No considero lo feo como contrario a lo bello, el impacto a la sensibilidad plástica no es ocasionado sólo por el equilibrio, lo terso o lo rosa, sin embargo, tampoco puede ser simplemente feo. Eco enuncia lo abyecto para evocar a aquello que nos atrae sin cumplir con cánones o estándares de belleza, incluso, ante piezas cerca de lo perturbador. Es interesante notar que a pesar de que, a primera instancia, parece existir una distancia diametral, resulte más claro imaginarlas conviviendo en el limítrofe de nuestra existencia; entre lo que podríamos llamar la vida y la muerte, donde tanto la belleza como la fealdad son consumidas igual por el tiempo y donde por un instante alcanzan su forma sublime y son capturadas para la eternidad, por un píncel, una pluma, la luz o el acetato. Quizás en el territorio de lo efímero, lo etéreo es donde se encuentran los paisajes más bellos.
Para Rilke la belleza se asimila a lo sublime y se convierte en antesala de lo siniestro; lo que está por revelarse. Un buen ejemplo se encuentra en la memoria de todos: El nacimiento de Venus, de Sandro Botticelli. Trías lo desmenuza magistralmente en “Lo bello y lo siniestro” y nos devela un violento secuestro y violación, casi el nacimiento de la tragedia.
En la visita de Witkin a México era la obra de El Beso quien invitaba a los pasillos del extinto Foto Museo Cuatro Caminos, la técnica es impactante, una composición sencilla con ejes al centro y el peso visual contenido en un triángulo invertido, es salvaje y me recordó a Blake con su “Sólo la muerte puede salvarnos de la muerte, el amor es muerte…”, hay un barroco desmenuzándose pero que aún vive su clímax y en los ojos cerrados por la muerte es donde vive la historia de amor que imaginamos.
Dentro de la literatura me viene a la mente un hermoso cuento de Lovecraft “Los amados muertos”, es casi un poema y me acompaño muchos años su recuerdo, lo leí en una de esas etapas de hambre por lecturas y además aprendí un par de palabras. Comparto unas líneas:
¨Es media noche. Antes del alba darán conmigo y me encerrarán en una celda negra, donde languideceré interminablemente, mientras insaciables deseos roen mis entrañas y consumen mi corazón, hasta ser al fin uno con los muertos que amo.

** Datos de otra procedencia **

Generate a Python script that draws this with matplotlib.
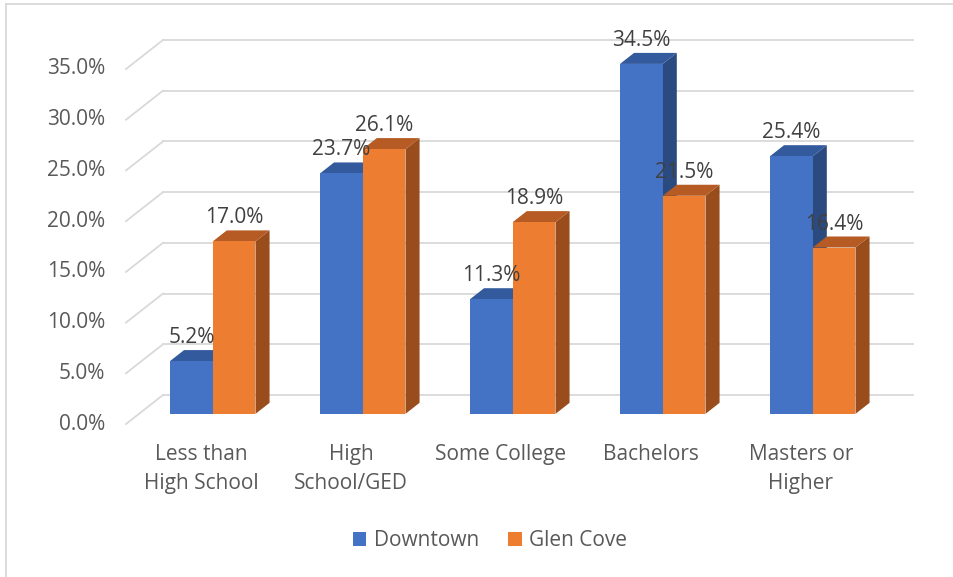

Mi asiento es la fétida fosa de una vetusta tumba; mi pupitre, el envés de una lápida caída y desgastada por los siglos implacables; mi única luz es la de las estrellas y la de una angosta media luna, aunque puedo ver tan claramente como si fuera mediodía. A mi alrededor, como sepulcrales centinelas guardando descuidadas tumbas, las inclinadas y decrépitas lápidas yacen medio ocultas por masas de nauseabunda maleza en descomposición. Y sobre todo, perfilándose contra el enfurecido cielo, un solemne monumento alza su austero chapitel ahusado, semejando el espectral caudillo de una horda fantasmal. El aire está enrarecido por el nocivo olor de los hongos y el hedor de la húmeda tierra mohosa, pero para mí es el aroma del Elíseo. Todo es quietud – terrorífica quietud -, con un silencio cuya intensidad promete lo solemne y lo espantoso.
De haber podido elegir mi morada, lo hubiera hecho en alguna ciudad de carne en descomposición y huesos que se deshacen, pues su proximidad brinda a mi alma escalofríos de éxtasis, acelerando la estancada sangre en mis venas y forzando a latir mi lánguido corazón con júbilo delirante… ¡Porque la presencia de la muerte es vida para mí !¨
Al final la propia vida es agridulce, un eterno va y ven en busca de -ya no felicidad-, sino equilibrio, llano y vil. Sin sabor; creo que es cuando se profana que surge aquello que podemos categorizar.